Neben den Siedlern hegten auch andere Deutsche des 19. Jahrhunderts ein großes Interesse an Aserbaidschan. So eröffnete die Firma Siemens im Ort Gadabay ein Kupferbergwerk und baute es zum größten des Landes aus. Die Gebrüder Siemens nutzten die neuesten technischen Errungenschaften und fortschrittlichsten Technologien ihrer Zeit, sodass einige Jahre später unweit von Gadabay am Fluss Galakent auch noch ein zweites Kupferwerk eröffnet werden konnte.

Deutsche Spuren in Aserbaidschan
Deutsche Spuren in Aserbaidschan© Elchin Aliyev

Die Firma Siemens nahm zu dieser Zeit den ersten Platz in der aserbaidschanischen Bergbauindustrie ein und konnte einen entscheidenden Beitrag zur örtlichen Infrastruktur und Wirtschaft leisten.
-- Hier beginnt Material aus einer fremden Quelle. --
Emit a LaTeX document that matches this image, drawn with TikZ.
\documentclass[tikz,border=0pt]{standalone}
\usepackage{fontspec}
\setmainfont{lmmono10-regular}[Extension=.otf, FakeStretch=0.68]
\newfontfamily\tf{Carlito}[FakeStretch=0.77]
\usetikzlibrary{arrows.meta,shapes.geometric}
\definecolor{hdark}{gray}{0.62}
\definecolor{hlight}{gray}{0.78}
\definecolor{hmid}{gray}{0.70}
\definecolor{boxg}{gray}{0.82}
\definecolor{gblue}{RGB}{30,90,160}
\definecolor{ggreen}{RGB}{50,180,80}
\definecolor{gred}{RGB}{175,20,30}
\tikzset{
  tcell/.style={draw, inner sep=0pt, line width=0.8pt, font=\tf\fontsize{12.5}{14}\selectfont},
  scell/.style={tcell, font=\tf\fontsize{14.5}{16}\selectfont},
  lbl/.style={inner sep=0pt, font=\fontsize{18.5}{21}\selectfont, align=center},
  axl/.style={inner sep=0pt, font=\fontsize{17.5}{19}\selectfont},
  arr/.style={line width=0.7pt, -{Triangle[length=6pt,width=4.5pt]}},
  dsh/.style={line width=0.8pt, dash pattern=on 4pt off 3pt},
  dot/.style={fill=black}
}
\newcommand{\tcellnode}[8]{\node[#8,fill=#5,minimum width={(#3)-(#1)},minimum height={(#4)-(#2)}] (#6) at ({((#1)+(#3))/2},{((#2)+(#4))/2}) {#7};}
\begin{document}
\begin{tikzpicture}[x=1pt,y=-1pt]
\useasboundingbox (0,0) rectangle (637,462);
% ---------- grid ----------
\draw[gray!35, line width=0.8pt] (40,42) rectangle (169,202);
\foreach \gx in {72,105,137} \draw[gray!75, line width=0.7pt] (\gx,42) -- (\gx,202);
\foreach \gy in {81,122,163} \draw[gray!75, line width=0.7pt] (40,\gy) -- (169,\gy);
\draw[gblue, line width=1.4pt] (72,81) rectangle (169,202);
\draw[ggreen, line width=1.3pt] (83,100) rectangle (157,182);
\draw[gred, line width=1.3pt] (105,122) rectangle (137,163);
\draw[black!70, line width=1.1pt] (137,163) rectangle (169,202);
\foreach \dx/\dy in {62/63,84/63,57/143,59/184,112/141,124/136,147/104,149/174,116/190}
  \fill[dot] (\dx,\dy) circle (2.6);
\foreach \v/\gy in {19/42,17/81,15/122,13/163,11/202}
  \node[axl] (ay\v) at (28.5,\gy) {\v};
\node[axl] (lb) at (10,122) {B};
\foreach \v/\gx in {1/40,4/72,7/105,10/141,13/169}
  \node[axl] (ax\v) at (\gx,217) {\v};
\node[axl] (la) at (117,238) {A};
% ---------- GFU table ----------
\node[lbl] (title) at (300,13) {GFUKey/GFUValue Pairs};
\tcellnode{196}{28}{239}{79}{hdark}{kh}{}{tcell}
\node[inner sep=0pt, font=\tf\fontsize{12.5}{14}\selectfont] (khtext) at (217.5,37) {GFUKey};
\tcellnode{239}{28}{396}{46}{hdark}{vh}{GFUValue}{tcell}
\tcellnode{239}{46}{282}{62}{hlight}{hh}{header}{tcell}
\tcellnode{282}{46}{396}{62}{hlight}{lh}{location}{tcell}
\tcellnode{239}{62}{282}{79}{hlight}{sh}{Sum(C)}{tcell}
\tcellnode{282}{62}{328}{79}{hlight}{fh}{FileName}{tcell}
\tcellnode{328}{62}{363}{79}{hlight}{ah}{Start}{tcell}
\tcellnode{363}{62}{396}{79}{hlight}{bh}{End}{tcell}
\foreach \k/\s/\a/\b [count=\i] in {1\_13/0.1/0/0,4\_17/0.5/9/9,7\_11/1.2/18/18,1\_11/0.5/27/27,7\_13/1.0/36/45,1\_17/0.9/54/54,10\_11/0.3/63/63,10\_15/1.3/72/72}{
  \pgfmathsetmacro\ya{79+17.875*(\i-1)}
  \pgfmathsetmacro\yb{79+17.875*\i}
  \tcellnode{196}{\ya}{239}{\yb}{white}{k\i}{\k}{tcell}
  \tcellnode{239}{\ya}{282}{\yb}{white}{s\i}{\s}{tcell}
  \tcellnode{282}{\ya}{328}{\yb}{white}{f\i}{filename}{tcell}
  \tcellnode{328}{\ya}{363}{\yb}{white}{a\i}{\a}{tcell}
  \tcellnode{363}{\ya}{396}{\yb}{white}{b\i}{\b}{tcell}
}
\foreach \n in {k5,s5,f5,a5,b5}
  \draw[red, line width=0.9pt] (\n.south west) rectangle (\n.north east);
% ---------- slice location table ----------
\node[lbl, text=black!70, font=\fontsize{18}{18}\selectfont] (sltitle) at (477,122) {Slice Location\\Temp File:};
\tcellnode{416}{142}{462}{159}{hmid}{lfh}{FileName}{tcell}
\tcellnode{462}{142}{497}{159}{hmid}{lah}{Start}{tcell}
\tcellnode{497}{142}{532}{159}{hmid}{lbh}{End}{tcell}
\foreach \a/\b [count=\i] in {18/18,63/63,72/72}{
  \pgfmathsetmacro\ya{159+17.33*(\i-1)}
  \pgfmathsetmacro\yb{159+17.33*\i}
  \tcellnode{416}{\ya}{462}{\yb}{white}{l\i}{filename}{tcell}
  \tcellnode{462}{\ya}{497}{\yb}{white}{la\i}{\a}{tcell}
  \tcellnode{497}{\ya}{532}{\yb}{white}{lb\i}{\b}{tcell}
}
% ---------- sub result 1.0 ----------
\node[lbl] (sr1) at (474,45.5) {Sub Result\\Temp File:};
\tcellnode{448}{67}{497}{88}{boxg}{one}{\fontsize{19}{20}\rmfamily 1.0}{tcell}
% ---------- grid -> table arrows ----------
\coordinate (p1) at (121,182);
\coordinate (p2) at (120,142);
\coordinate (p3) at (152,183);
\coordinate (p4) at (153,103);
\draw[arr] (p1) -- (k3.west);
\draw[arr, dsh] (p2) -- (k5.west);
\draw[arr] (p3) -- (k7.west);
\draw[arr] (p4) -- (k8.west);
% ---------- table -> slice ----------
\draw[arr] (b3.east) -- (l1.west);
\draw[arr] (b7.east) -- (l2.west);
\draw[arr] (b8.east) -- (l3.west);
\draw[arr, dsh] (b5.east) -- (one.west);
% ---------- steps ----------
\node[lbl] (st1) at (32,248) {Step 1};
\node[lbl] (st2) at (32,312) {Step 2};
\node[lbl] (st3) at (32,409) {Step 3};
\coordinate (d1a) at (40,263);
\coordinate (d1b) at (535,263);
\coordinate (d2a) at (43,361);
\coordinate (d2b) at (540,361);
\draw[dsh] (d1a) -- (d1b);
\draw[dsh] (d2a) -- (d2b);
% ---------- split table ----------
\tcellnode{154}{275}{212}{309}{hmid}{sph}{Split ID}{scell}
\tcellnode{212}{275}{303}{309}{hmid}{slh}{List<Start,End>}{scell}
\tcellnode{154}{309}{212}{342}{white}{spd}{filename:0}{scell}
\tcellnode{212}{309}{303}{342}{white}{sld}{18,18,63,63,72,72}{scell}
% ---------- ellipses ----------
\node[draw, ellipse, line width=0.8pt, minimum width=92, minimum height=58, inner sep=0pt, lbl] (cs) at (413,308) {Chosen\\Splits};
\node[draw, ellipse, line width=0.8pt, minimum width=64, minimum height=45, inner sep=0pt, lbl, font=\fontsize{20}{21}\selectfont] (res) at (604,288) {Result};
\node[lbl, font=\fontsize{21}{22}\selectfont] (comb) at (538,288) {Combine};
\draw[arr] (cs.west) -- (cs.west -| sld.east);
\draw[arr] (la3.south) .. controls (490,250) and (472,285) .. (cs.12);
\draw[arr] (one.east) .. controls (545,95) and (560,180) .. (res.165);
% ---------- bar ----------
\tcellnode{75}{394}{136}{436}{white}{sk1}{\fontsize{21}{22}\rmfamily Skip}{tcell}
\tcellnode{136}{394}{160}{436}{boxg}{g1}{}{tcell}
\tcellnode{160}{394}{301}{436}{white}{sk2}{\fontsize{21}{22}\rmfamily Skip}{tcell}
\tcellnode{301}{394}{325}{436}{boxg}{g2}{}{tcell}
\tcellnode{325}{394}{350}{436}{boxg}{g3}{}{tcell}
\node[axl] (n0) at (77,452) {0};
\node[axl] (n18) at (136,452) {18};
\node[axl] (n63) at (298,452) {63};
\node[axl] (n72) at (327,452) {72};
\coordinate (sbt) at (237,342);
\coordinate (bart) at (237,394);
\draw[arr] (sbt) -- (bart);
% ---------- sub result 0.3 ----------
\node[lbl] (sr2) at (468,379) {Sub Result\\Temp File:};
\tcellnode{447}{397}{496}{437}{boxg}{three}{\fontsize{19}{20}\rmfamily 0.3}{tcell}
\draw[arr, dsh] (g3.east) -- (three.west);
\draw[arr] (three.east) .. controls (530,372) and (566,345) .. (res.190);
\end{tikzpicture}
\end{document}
Eine Vielzahl von steinernen Brücken zeugen noch in den Hügeln Westaserbaidschans von diesem Kapitel der deutsch-aserbaidschanischen Geschichte.

Zu guter Letzt sind einige Deutsche auch stark mit der Geschichte und dem heutigen Stadtbild der aserbaidschanischen Hauptstadt verbunden. Der Architekt Johann Wilhelm Edel hat sich in einigen Dutzend Wohnhäusern und Bauten Bakus verewigt, darunter einige der prunkvollsten der Stadt, wie dem spektakulären Wohnhaus an der Neftchilar-Allee 103. Auch die Architekten Adolf Eichler und Nikolaus von der Nonne konnten das Stadtbild Bakus maßgeblich prägen mit Bauten wie der Lutherischen Erlöserkirche (Eichler) und dem heutigen Nationalen Kunstmuseum von Aserbaidschan (v. d. Nonne).

Deutsche Spuren in Aserbaidschan
Deutsche Spuren in Aserbaidschan© Elchin Aliyev

Nikolaus von der Nonne war zudem nicht nur Architekt sondern auch von November 1898 bis Ende 1901 Bürgermeister der Hauptstadt sowie städtischer Baudirektor. In dieser Funktion veränderte er das Stadtbild der Innenstadt grundlegend. Auch die durch die sowjetische Regierung abgerissene Alexander-Newski-Kathedrale, zur damaligen Zeit nach der Moskauer Christ-Erlöser-Kathedrale die größte orthodoxe Kirche der Welt, ging auf Entwürfe des deutschen Architekten Robert Marfeld zurück.